There is a lot of controversy over the issue of mold and mold testing.

The EPA does not recommend measuring airborne fungal levels. The EPA publication “A Brief Guide to Mold, Moisture, and Your Home” states “Is sampling for mold needed? In most cases, if visible mold growth is present, sampling is unnecessary.”

The EPA also says “You should be aware that although a substance may look like mold, a positive determination of whether it is mold or not can be made only by an expert and may require laboratory analysis for final confirmation. For about $50, some microbiology laboratories can tell you whether a sample sent to them on a clear strip of sticky household tape is mold or simply a substance that resembles it.”
( )

The CDC says “You do not need to know the type of mold growing in your home, and CDC does not recommend or perform routine sampling for molds. No matter what type of mold is present, you should remove it. Since the effect of mold on people can vary greatly, either because of the amount or type of mold, you can not rely on sampling and culturing to know your health risk. Also, good sampling for mold can be expensive, and standards for judging what is and what is not an acceptable quantity of mold have not been set. The best practice is to remove the mold and work to prevent future growth.”
(]( )

Money spent on testing is not available for cleanup.

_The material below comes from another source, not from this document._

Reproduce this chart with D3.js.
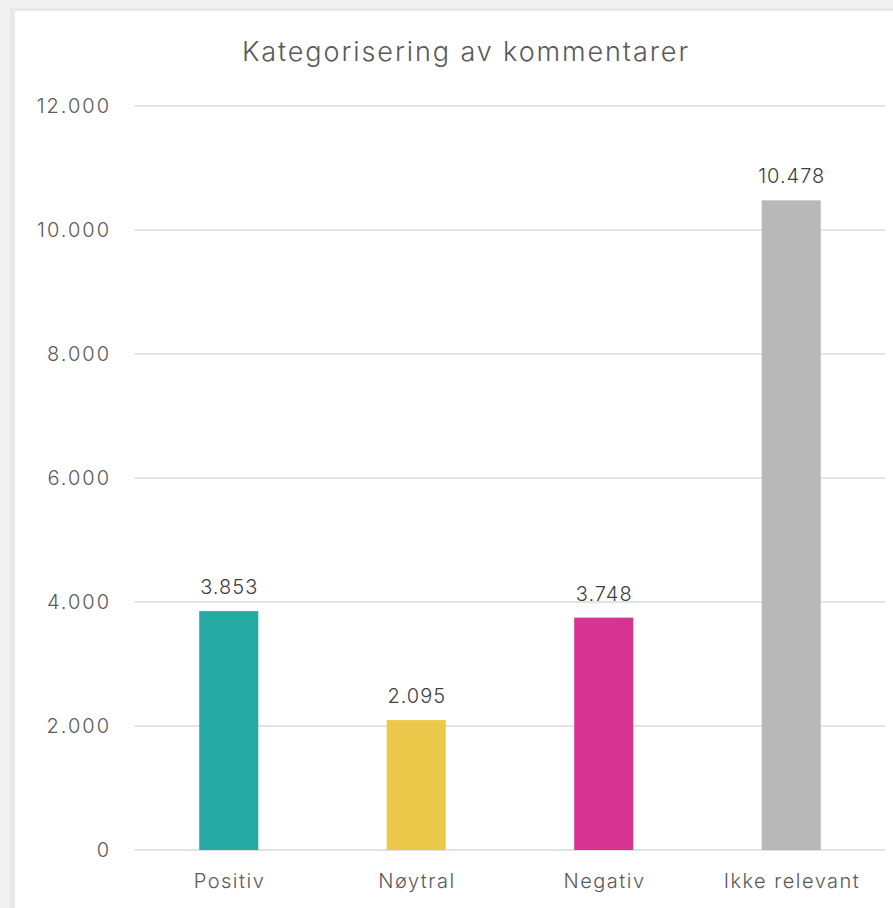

Mold, mildew, fungus and other toxic organisms commonly occur in areas that show evidence of, or have the potential for, leaking, moisture intrusion and/or inadequate ventilation. Any area or item exhibiting such conditions can be a health hazard to some people.

I recommend that information from the following sources be reviewed prior to spending any money on mold testing. You may want to identify and review other sources of information.

The EPA web site at
provides a document titled "“A Brief Guide to Mold, Moisture, and Your Home”

The CDC website at:

Various articles on the Building Science Corporation web site at:
Click on the link “Learn More about Mold”.

The New York City Department of Health Web Site at:
Use the search function for mold.

Who says I don’t…?..I can tell someone that mold needs to be removed until I am blue in the face, but many times they want to know what type of mold it is…can we agree that if the mold was “stackee” or Black Mold that a client might want to know that…what they do with it is their choice after that.

It is my understanding that not all molds will cause physical effects or certain conditions…while some simply cause effects to the structure…either way they are as I stated refered to in the report…and again testing is the clients choice…if I see microbial growth i explain what it possibly could be coming from and the importance of that being resolved…and most obvioulsly that the microbial growth should be removed…provided it is microbial growth…since I am not a LAB…I will not make that final call except to state it appears to be Microbial Growth…the only way to 100% be determined in MY mind is sampling…but AGAIN…thats the clients choice.

Paul I have considered offering tests on the electricity supplied to the house, you know, hydro, coal, nuclear (Nukulaar) gas, etc. It is my understanding that while not all EMF’s effects everyone, some EMF’s , (depending on the generating source mind you), effect some people.

I believe I will offer an EMI accreditation, which in the near future will change $$$, but for you my friend, a couple of Krugerrands to my PO BOX and your in.:smiley: :smiley: :smiley:

Wait till you see the EMI 8-Balls and Dowsers used in testing.:wink:

Mold can aggravate pre existing health problems, such as asthma, in humans. They would probably like to know if their future home has a “mold problem” which could make their lives miserable. There are individuals in the field of Home Inspection who offer mold sampling when they come across “suspicious microbial organic growth”. The lab makes the confirmation if it is mold and they are insured for $ 1,000,000 per sample. So I would gladly offer mold sampling services if it would benefit my client. (and me)

lol…man you kill me…I do have EMF concerns…lol…but I wont go into that…I can only talk about them on the 4th tuesday of the 3rd month of the year of the DOG.